THE PROBLEM
Reproduce exactly, and nothing else, the lines from the one that contains "Clone this chart in Chart.js." through the one that contains "0.001, 0, 0, 0];". Leave the pictures out.

# Start of STORED RECORDS

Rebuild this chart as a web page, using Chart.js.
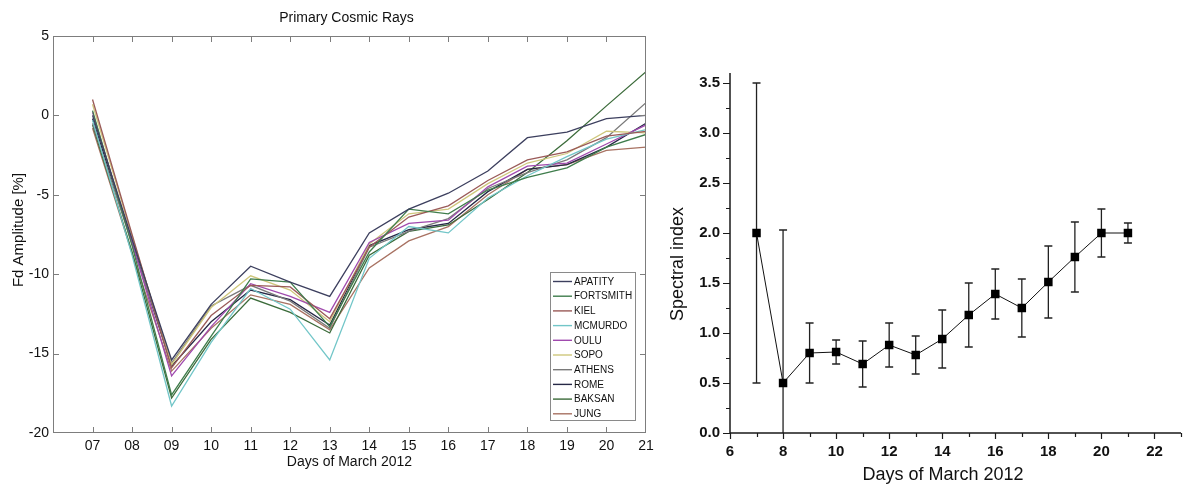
<!DOCTYPE html>
<html>
<head>
<meta charset="utf-8">
<title>Primary Cosmic Rays / Spectral index</title>
<script src="https://cdn.jsdelivr.net/npm/chart.js@4"></script>
<style>
  html, body { margin: 0; padding: 0; background: #fff; }
  body { width: 1187px; height: 488px; position: relative; overflow: hidden; }
  .panel { position: absolute; top: 0; height: 488px; }
  #leftPanel { left: 0; width: 660px; }
  #rightPanel { left: 660px; width: 527px; }
</style>
</head>
<body>
<div class="panel" id="leftPanel"><canvas id="fdChart"></canvas></div>
<div class="panel" id="rightPanel"><canvas id="spectralChart"></canvas></div>
<script>
// ---- Left panel data: Fd amplitude [%] per station, days 07..21 of March 2012
const days = [7, 8, 9, 10, 11, 12, 13, 14, 15, 16, 17, 18, 19, 20, 21];
const stations = ['APATITY', 'FORTSMITH', 'KIEL', 'MCMURDO', 'OULU', 'SOPO', 'ATHENS', 'ROME', 'BAKSAN', 'JUNG'];

const apatity   = [0.0, -7.8, -15.4, -11.9, -9.5, -10.5, -11.4, -7.4, -5.9, -4.9, -3.5, -1.4, -1.05, -0.2, 0.0];
const fortsmith = [0.3, -8.2, -17.6, -13.9, -10.3, -10.5, -13.3, -8.6, -5.9, -6.2, -4.7, -3.9, -3.3, -2.0, -1.2];
const kiel      = [1.0, -7.5, -15.9, -12.6, -10.7, -10.8, -12.8, -8.3, -6.4, -5.7, -4.1, -2.8, -2.3, -1.3, -1.0];
const mcmurdo   = [-0.3, -8.8, -18.3, -14.3, -10.9, -12.2, -15.4, -9.0, -7.0, -7.4, -5.2, -3.8, -2.6, -1.5, -0.9];
const oulu      = [0.2, -8.0, -16.4, -13.3, -10.6, -11.4, -12.4, -8.0, -6.8, -6.6, -4.5, -3.2, -3.0, -1.8, -0.6];
const sopo      = [0.7, -7.6, -15.7, -12.1, -10.1, -11.0, -13.0, -8.1, -6.2, -5.9, -4.3, -3.0, -2.4, -1.0, -1.1];
const athens    = [-0.5, -8.1, -15.6, -12.0, -10.7, -11.7, -13.4, -8.3, -7.3, -6.5, -4.6, -3.6, -2.8, -1.4, 0.8];
const rome      = [-0.2, -8.0, -15.8, -13.0, -11.0, -11.6, -13.2, -8.2, -7.2, -6.8, -4.8, -3.4, -3.1, -2.0, -0.5];
const baksan    = [-0.6, -8.6, -17.8, -14.1, -11.5, -12.4, -13.7, -8.8, -7.3, -6.9, -5.3, -3.6, -1.6, 0.6, 2.75];
const jung      = [-0.8, -8.7, -16.1, -13.4, -11.3, -11.9, -13.5, -9.6, -7.9, -7.0, -5.0, -3.4, -3.1, -2.2, -2.0];

const fdSeries = [apatity, fortsmith, kiel, mcmurdo, oulu, sopo, athens, rome, baksan, jung];
const fdXTicks = [7, 8, 9, 10, 11, 12, 13, 14, 15, 16, 17, 18, 19, 20, 21];
const fdYTicks = [-20, -15, -10, -5, 0, 5];

// ---- Right panel data: spectral index with symmetric errors
const spectralDays  = [7, 8, 9, 10, 11, 12, 13, 14, 15, 16, 17, 18, 19, 20, 21];
const spectralIndex = [2.00, 0.50, 0.80, 0.81, 0.69, 0.88, 0.78, 0.94, 1.18, 1.39, 1.25, 1.51, 1.76, 2.00, 2.00];
const spectralError = [1.50, 1.53, 0.30, 0.12, 0.23, 0.22, 0.19, 0.29, 0.32, 0.25, 0.29, 0.36, 0.35, 0.24, 0.10];
const spXMajor = [6, 8, 10, 12, 14, 16, 18, 20, 22];
const spYMajor = [0, 0.5, 1, 1.5, 2, 2.5, 3, 3.5];

// station colours (styling only)
const stationColors = ['#3c3f5e', '#3f7d4c', '#9a5a58', '#72c6c8', '#a04aae', '#cfc77c', '#7a7a7a', '#262846', '#3b6b3a', '#a87262'];

const FONT = '"Liberation Sans", Arial, Helvetica, sans-serif';

/**
 * Frame, inward ticks, legend and texts of the left panel
 */
const fdDecor = {
    id: 'fdDecor',
    afterDraw(chart) {
        const { ctx, chartArea: a, scales: { x, y } } = chart;
        ctx.save();
        ctx.strokeStyle = '#7d7d7d';
        ctx.lineWidth = 1;
        ctx.strokeRect(a.left + 0.5, a.top + 0.5, a.right - a.left - 1, a.bottom - a.top - 1);

        ctx.beginPath();
        fdXTicks.forEach(v => {
            if (v === 21) return;
            const px = Math.round(x.getPixelForValue(v)) + 0.5;
            ctx.moveTo(px, a.top); ctx.lineTo(px, a.top + 6);
            ctx.moveTo(px, a.bottom); ctx.lineTo(px, a.bottom - 6);
        });
        fdYTicks.forEach(v => {
            if (v === -20 || v === 5) return;
            const py = Math.round(y.getPixelForValue(v)) + 0.5;
            ctx.moveTo(a.left, py); ctx.lineTo(a.left + 6, py);
            ctx.moveTo(a.right, py); ctx.lineTo(a.right - 6, py);
        });
        ctx.stroke();

        // legend box
        const bw = 85, bh = 148;
        const bx = a.right - 11 - bw, by = a.bottom - 13 - bh;
        ctx.fillStyle = '#fff';
        ctx.fillRect(bx, by, bw, bh);
        ctx.strokeStyle = '#8a8a8a';
        ctx.strokeRect(bx + 0.5, by + 0.5, bw, bh);
        ctx.font = '10px ' + FONT;
        ctx.textBaseline = 'middle';
        ctx.textAlign = 'left';
        chart.data.datasets.forEach((ds, i) => {
            const ly = by + 9.5 + i * 14.7;
            ctx.strokeStyle = ds.borderColor;
            ctx.lineWidth = 1.4;
            ctx.beginPath();
            ctx.moveTo(bx + 3, ly); ctx.lineTo(bx + 22, ly);
            ctx.stroke();
            ctx.fillStyle = '#111';
            ctx.fillText(ds.label, bx + 24, ly + 0.5);
        });

        // titles
        ctx.fillStyle = '#111';
        ctx.textAlign = 'center';
        ctx.font = '14px ' + FONT;
        ctx.fillText('Primary Cosmic Rays', (a.left + a.right) / 2 - 3, 18);
        ctx.fillText('Days of March 2012', (a.left + a.right) / 2, 462);
        ctx.font = '15px ' + FONT;
        ctx.translate(19, 230);
        ctx.rotate(-Math.PI / 2);
        ctx.fillText('Fd Amplitude [%]', 0, 0);
        ctx.restore();
    }
};

/**
 * Axes, outward ticks, error bars and texts of the right panel
 */
const spectralDecor = {
    id: 'spectralDecor',
    beforeDatasetsDraw(chart) {
        const { ctx, chartArea: a, scales: { x, y } } = chart;
        ctx.save();
        ctx.strokeStyle = '#222';
        ctx.lineWidth = 1.3;
        spectralDays.forEach((d, i) => {
            const px = x.getPixelForValue(d);
            const hi = y.getPixelForValue(spectralIndex[i] + spectralError[i]);
            const loRaw = y.getPixelForValue(spectralIndex[i] - spectralError[i]);
            const lo = Math.min(loRaw, a.bottom);
            ctx.beginPath();
            ctx.moveTo(px, hi); ctx.lineTo(px, lo);
            ctx.moveTo(px - 4, hi); ctx.lineTo(px + 4, hi);
            if (loRaw <= a.bottom) { ctx.moveTo(px - 4, lo); ctx.lineTo(px + 4, lo); }
            ctx.stroke();
        });
        ctx.restore();
    },
    afterDraw(chart) {
        const { ctx, chartArea: a, scales: { x, y } } = chart;
        ctx.save();
        ctx.strokeStyle = '#1a1a1a';
        ctx.lineWidth = 1.5;
        ctx.beginPath();
        ctx.moveTo(a.left, a.top); ctx.lineTo(a.left, a.bottom);
        ctx.lineTo(a.right, a.bottom);
        ctx.stroke();

        ctx.lineWidth = 1.2;
        ctx.beginPath();
        for (let v = 6; v <= 23; v++) {
            const px = Math.round(x.getPixelForValue(v)) + 0.5;
            const len = spXMajor.includes(v) ? 6 : 4;
            ctx.moveTo(px, a.bottom); ctx.lineTo(px, a.bottom + len);
        }
        for (let k = 0; k <= 14; k++) {
            const v = k * 0.25;
            const py = Math.round(y.getPixelForValue(v)) + 0.5;
            const len = spYMajor.includes(v) ? 7 : 4;
            ctx.moveTo(a.left, py); ctx.lineTo(a.left - len, py);
        }
        ctx.stroke();

        ctx.fillStyle = '#111';
        ctx.textAlign = 'center';
        ctx.textBaseline = 'middle';
        ctx.font = '18px ' + FONT;
        ctx.fillText('Days of March 2012', 943 - 660, 475);
        ctx.translate(18, 264);
        ctx.rotate(-Math.PI / 2);
        ctx.fillText('Spectral index', 0, 0);
        ctx.restore();
    }
};

function init() {
    Chart.defaults.font.family = FONT;

    new Chart(document.getElementById('fdChart'), {
        type: 'line',
        data: {
            datasets: stations.map((name, i) => ({
                label: name,
                data: days.map((d, j) => ({ x: d, y: fdSeries[i][j] })),
                borderColor: stationColors[i],
                borderWidth: 1.3,
                pointRadius: 0,
                tension: 0,
                fill: false
            }))
        },
        options: {
            responsive: true,
            maintainAspectRatio: false,
            animation: false,
            devicePixelRatio: 1,
            layout: { padding: { top: 36, right: 14, bottom: 0, left: 0 } },
            plugins: { legend: { display: false }, tooltip: { enabled: false } },
            scales: {
                x: {
                    type: 'linear',
                    min: 6,
                    max: 21,
                    grid: { display: false, drawTicks: false },
                    border: { display: false },
                    afterBuildTicks: s => { s.ticks = fdXTicks.map(v => ({ value: v })); },
                    afterFit: s => { s.height = 55; },
                    ticks: {
                        padding: 5,
                        maxRotation: 0,
                        autoSkip: false,
                        color: '#111',
                        font: { size: 14 },
                        callback: v => String(v).padStart(2, '0')
                    }
                },
                y: {
                    min: -20,
                    max: 5,
                    grid: { display: false, drawTicks: false },
                    border: { display: false },
                    afterBuildTicks: s => { s.ticks = fdYTicks.map(v => ({ value: v })); },
                    afterFit: s => { s.width = 53; },
                    ticks: { padding: 4, color: '#111', font: { size: 14 } }
                }
            }
        },
        plugins: [fdDecor]
    });

    new Chart(document.getElementById('spectralChart'), {
        type: 'line',
        data: {
            datasets: [{
                label: 'Spectral index',
                data: spectralDays.map((d, i) => ({ x: d, y: spectralIndex[i] })),
                borderColor: '#111',
                borderWidth: 1,
                pointStyle: 'rect',
                pointRadius: 6,
                pointBackgroundColor: '#000',
                pointBorderWidth: 0,
                tension: 0
            }]
        },
        options: {
            responsive: true,
            maintainAspectRatio: false,
            animation: false,
            devicePixelRatio: 1,
            layout: { padding: { top: 73, right: 0, bottom: 0, left: 0 } },
            plugins: { legend: { display: false }, tooltip: { enabled: false } },
            scales: {
                x: {
                    type: 'linear',
                    min: 6,
                    max: 23,
                    grid: { display: false, drawTicks: false },
                    border: { display: false },
                    afterBuildTicks: s => { s.ticks = spXMajor.map(v => ({ value: v })); },
                    afterFit: s => { s.height = 55; },
                    ticks: { padding: 10, maxRotation: 0, autoSkip: false, color: '#111', font: { size: 15, weight: 'bold' } }
                },
                y: {
                    min: 0,
                    max: 3.6,
                    grid: { display: false, drawTicks: false },
                    border: { display: false },
                    afterBuildTicks: s => { s.ticks = spYMajor.map(v => ({ value: v })); },
                    afterFit: s => { s.width = 70; },
                    ticks: {
                        padding: 10,
                        color: '#111',
                        font: { size: 15, weight: 'bold' },
                        callback: v => v.toFixed(1)
                    }
                }
            }
        },
        plugins: [spectralDecor]
    });
}

document.addEventListener('DOMContentLoaded', init);
</script>
</body>
</html>
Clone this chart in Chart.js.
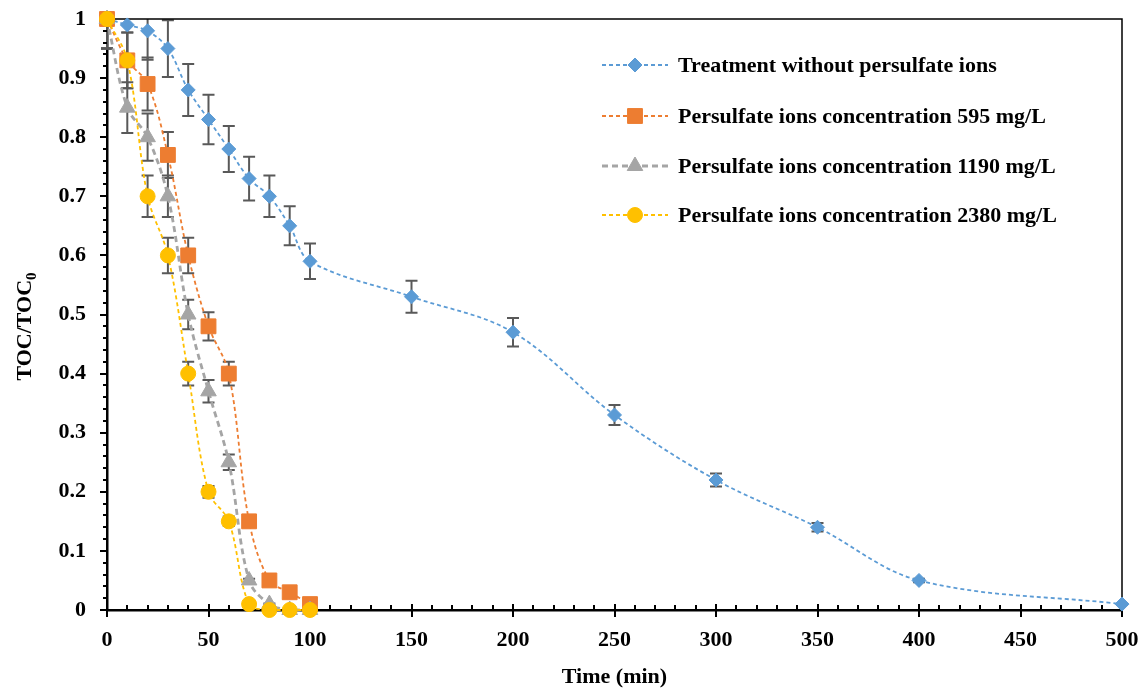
<!DOCTYPE html>
<html>
<head>
<meta charset="utf-8">
<script src="https://cdn.jsdelivr.net/npm/chart.js@4.4.1/dist/chart.umd.min.js"></script>
<style>
  html, body { margin: 0; padding: 0; background: #fff; }
  #wrap { width: 1148px; height: 691px; position: relative; }
</style>
</head>
<body>
<div id="wrap"><canvas id="myChart" width="1148" height="691"></canvas></div>
<script>
// time axis (min)
const timeNoPs = [0, 10, 20, 30, 40, 50, 60, 70, 80, 90, 100, 150, 200, 250, 300, 350, 400, 500];
const timePs = [0, 10, 20, 30, 40, 50, 60, 70, 80, 90, 100];

// TOC/TOC0 values
const tocNoPs = [1, 0.99, 0.98, 0.95, 0.88, 0.83, 0.78, 0.73, 0.70, 0.65, 0.59, 0.53, 0.47, 0.33, 0.22, 0.14, 0.05, 0.01];
const toc595 = [1, 0.93, 0.89, 0.77, 0.60, 0.48, 0.40, 0.15, 0.05, 0.03, 0.01];
const toc1190 = [1, 0.85, 0.80, 0.70, 0.50, 0.37, 0.25, 0.05, 0.01, 0, 0];
const toc2380 = [1, 0.93, 0.70, 0.60, 0.40, 0.20, 0.15, 0.01, 0, 0, 0];

// error bar half-heights
const errNoPs = [0.05, 0.05, 0.049, 0.048, 0.044, 0.042, 0.039, 0.037, 0.035, 0.033, 0.03, 0.027, 0.024, 0.017, 0.011, 0.007, 0.003, 0.001];
const err595 = [0.05, 0.047, 0.045, 0.039, 0.03, 0.024, 0.02, 0.008, 0.003, 0.002, 0.001];
const err1190 = [0.05, 0.043, 0.04, 0.035, 0.025, 0.019, 0.013, 0.003, 0.001, 0, 0];
const err2380 = [0.05, 0.047, 0.035, 0.03, 0.02, 0.01, 0.008, 0.001, 0, 0, 0];

const seriesLabels = [
    'Treatment without persulfate ions',
    'Persulfate ions concentration 595 mg/L',
    'Persulfate ions concentration 1190 mg/L',
    'Persulfate ions concentration 2380 mg/L'
];

const xTicks = [0, 50, 100, 150, 200, 250, 300, 350, 400, 450, 500];
const yTicks = [0, 0.1, 0.2, 0.3, 0.4, 0.5, 0.6, 0.7, 0.8, 0.9, 1];

const FONT = "'Liberation Serif', 'Times New Roman', serif";

function pts(xs, ys, errs) {
    return xs.map((x, i) => ({ x: x, y: ys[i], err: errs[i] }));
}

function makeSet(label, xs, ys, errs, color, style, radius, width, dash, order) {
    return {
        label: label,
        data: pts(xs, ys, errs),
        borderColor: color,
        backgroundColor: color,
        borderWidth: width,
        borderDash: dash,
        pointStyle: style,
        pointRadius: radius,
        pointHoverRadius: radius,
        pointBorderWidth: 1,
        tension: 0.35,
        clip: false,
        showLine: true,
        order: order
    };
}

// later series sit on top, like the original
const datasets = [
    makeSet(seriesLabels[0], timeNoPs, tocNoPs, errNoPs, '#5B9BD5', 'rectRot', 7, 1.8, [4, 3], 3),
    makeSet(seriesLabels[1], timePs, toc595, err595, '#ED7D31', 'rect', 10.5, 1.8, [4, 3], 2),
    makeSet(seriesLabels[2], timePs, toc1190, err1190, '#A5A5A5', 'triangle', 9, 2.8, [6, 4], 1),
    makeSet(seriesLabels[3], timePs, toc2380, err2380, '#FFC000', 'circle', 7.5, 1.8, [4, 3], 0)
];

// error bars, drawn under the markers
const errorBars = {
    id: 'errorBars',
    beforeDatasetsDraw(chart) {
        const ctx = chart.ctx;
        const xs = chart.scales.x, ys = chart.scales.y;
        const area = chart.chartArea;
        ctx.save();
        ctx.beginPath();
        ctx.rect(area.left - 10, area.top, area.right - area.left + 20, area.bottom - area.top + 10);
        ctx.clip();
        ctx.strokeStyle = '#595959';
        ctx.lineWidth = 2;
        chart.data.datasets.forEach(ds => {
            ds.data.forEach(p => {
                if (!p.err) return;
                const px = xs.getPixelForValue(p.x);
                const top = ys.getPixelForValue(p.y + p.err);
                const bot = ys.getPixelForValue(p.y - p.err);
                if (bot - top < 1) return;
                ctx.beginPath();
                ctx.moveTo(px, top); ctx.lineTo(px, bot);
                ctx.moveTo(px - 6, top); ctx.lineTo(px + 6, top);
                ctx.moveTo(px - 6, bot); ctx.lineTo(px + 6, bot);
                ctx.stroke();
            });
        });
        ctx.restore();
    }
};

// frame, tick marks, axis title with subscript, legend
const decorations = {
    id: 'decorations',
    beforeDatasetsDraw(chart) {
        const ctx = chart.ctx;
        const xs = chart.scales.x, ys = chart.scales.y;
        const a = chart.chartArea;
        ctx.save();
        ctx.strokeStyle = '#000';
        // top and right frame
        ctx.lineWidth = 1.5;
        ctx.beginPath();
        ctx.moveTo(a.left, a.top); ctx.lineTo(a.right, a.top); ctx.lineTo(a.right, a.bottom);
        ctx.stroke();
        // x ticks
        ctx.lineWidth = 2;
        ctx.beginPath();
        for (let v = 0; v <= 500; v += 10) {
            const px = Math.round(xs.getPixelForValue(v));
            if (v % 50 === 0) {
                ctx.moveTo(px, a.bottom - 6); ctx.lineTo(px, a.bottom + 7);
            } else {
                ctx.moveTo(px, a.bottom - 5); ctx.lineTo(px, a.bottom);
            }
        }
        // y ticks
        for (let i = 0; i <= 50; i++) {
            const py = Math.round(ys.getPixelForValue(i * 0.02));
            if (i % 5 === 0) {
                ctx.moveTo(a.left - 7, py); ctx.lineTo(a.left, py);
            } else {
                ctx.moveTo(a.left - 4, py); ctx.lineTo(a.left, py);
            }
        }
        ctx.stroke();
        ctx.restore();
    },
    afterDraw(chart) {
        const ctx = chart.ctx;
        const a = chart.chartArea;
        ctx.save();
        // y title TOC/TOC0
        ctx.fillStyle = '#000';
        ctx.textBaseline = 'alphabetic';
        ctx.textAlign = 'left';
        const main = 'TOC/TOC';
        ctx.font = 'bold 22px ' + FONT;
        const w1 = ctx.measureText(main).width;
        ctx.font = 'bold 15px ' + FONT;
        const w2 = ctx.measureText('0').width;
        ctx.translate(31, (a.top + a.bottom) / 2 + 12);
        ctx.rotate(-Math.PI / 2);
        const start = -(w1 + w2) / 2;
        ctx.font = 'bold 22px ' + FONT;
        ctx.fillText(main, start, 0);
        ctx.font = 'bold 15px ' + FONT;
        ctx.fillText('0', start + w1, 5);
        ctx.restore();

        // legend
        ctx.save();
        const rows = [65, 116, 166, 215];
        chart.data.datasets.forEach((ds, i) => {
            const y = rows[i];
            ctx.strokeStyle = ds.borderColor;
            ctx.lineWidth = ds.borderWidth;
            ctx.setLineDash(ds.borderDash);
            ctx.beginPath();
            ctx.moveTo(602, y); ctx.lineTo(668, y);
            ctx.stroke();
            ctx.setLineDash([]);
            ctx.fillStyle = ds.backgroundColor;
            ctx.strokeStyle = ds.borderColor;
            ctx.lineWidth = 1;
            Chart.helpers.drawPoint(ctx, {
                pointStyle: ds.pointStyle,
                radius: ds.pointRadius,
                rotation: 0,
                borderWidth: 1
            }, 635, y);
            ctx.fillStyle = '#000';
            ctx.font = 'bold 22px ' + FONT;
            ctx.textBaseline = 'middle';
            ctx.textAlign = 'left';
            ctx.fillText(ds.label, 678, y + 1);
        });
        ctx.restore();
    }
};

const config = {
    type: 'line',
    data: { datasets: datasets },
    options: {
        responsive: false,
        animation: false,
        layout: { padding: { left: 0, top: 19, right: 26, bottom: 0 } },
        plugins: {
            legend: { display: false },
            tooltip: { enabled: false }
        },
        scales: {
            x: {
                type: 'linear',
                min: 0,
                max: 500,
                afterFit: s => {
                    s.height = 81;
                    s.paddingLeft = 0; s.paddingRight = 0;
                },
                afterBuildTicks: s => { s.ticks = xTicks.map(v => ({ value: v })); },
                grid: { display: false, drawTicks: false },
                border: { display: true, color: '#000', width: 2.5 },
                ticks: {
                    color: '#000',
                    padding: 17,
                    maxRotation: 0,
                    font: { family: FONT, size: 22, weight: 'bold' }
                },
                title: {
                    display: true,
                    text: 'Time (min)',
                    color: '#000',
                    padding: { top: 0, bottom: 0 },
                    font: { family: FONT, size: 22, weight: 'bold' }
                }
            },
            y: {
                type: 'linear',
                min: 0,
                max: 1,
                afterFit: s => {
                    s.width = 107;
                    s.paddingTop = 0; s.paddingBottom = 0;
                },
                afterBuildTicks: s => { s.ticks = yTicks.map(v => ({ value: v })); },
                grid: { display: false, drawTicks: false },
                border: { display: true, color: '#000', width: 2.5 },
                ticks: {
                    color: '#000',
                    padding: 21,
                    callback: v => String(Math.round(v * 10) / 10),
                    font: { family: FONT, size: 22, weight: 'bold' }
                }
            }
        }
    },
    plugins: [errorBars, decorations]
};

const myChart = new Chart(document.getElementById('myChart'), config);
</script>
</body>
</html>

# End of STORED RECORDS

THE RESPONSE
Clone this chart in Chart.js.
<!DOCTYPE html>
<html>
<head>
<meta charset="utf-8">
<script src="https://cdn.jsdelivr.net/npm/chart.js@4.4.1/dist/chart.umd.min.js"></script>
<style>
  html, body { margin: 0; padding: 0; background: #fff; }
  #wrap { width: 1148px; height: 691px; position: relative; }
</style>
</head>
<body>
<div id="wrap"><canvas id="myChart" width="1148" height="691"></canvas></div>
<script>
// time axis (min)
const timeNoPs = [0, 10, 20, 30, 40, 50, 60, 70, 80, 90, 100, 150, 200, 250, 300, 350, 400, 500];
const timePs = [0, 10, 20, 30, 40, 50, 60, 70, 80, 90, 100];

// TOC/TOC0 values
const tocNoPs = [1, 0.99, 0.98, 0.95, 0.88, 0.83, 0.78, 0.73, 0.70, 0.65, 0.59, 0.53, 0.47, 0.33, 0.22, 0.14, 0.05, 0.01];
const toc595 = [1, 0.93, 0.89, 0.77, 0.60, 0.48, 0.40, 0.15, 0.05, 0.03, 0.01];
const toc1190 = [1, 0.85, 0.80, 0.70, 0.50, 0.37, 0.25, 0.05, 0.01, 0, 0];
const toc2380 = [1, 0.93, 0.70, 0.60, 0.40, 0.20, 0.15, 0.01, 0, 0, 0];

// error bar half-heights
const errNoPs = [0.05, 0.05, 0.049, 0.048, 0.044, 0.042, 0.039, 0.037, 0.035, 0.033, 0.03, 0.027, 0.024, 0.017, 0.011, 0.007, 0.003, 0.001];
const err595 = [0.05, 0.047, 0.045, 0.039, 0.03, 0.024, 0.02, 0.008, 0.003, 0.002, 0.001];
const err1190 = [0.05, 0.043, 0.04, 0.035, 0.025, 0.019, 0.013, 0.003, 0.001, 0, 0];
const err2380 = [0.05, 0.047, 0.035, 0.03, 0.02, 0.01, 0.008, 0.001, 0, 0, 0];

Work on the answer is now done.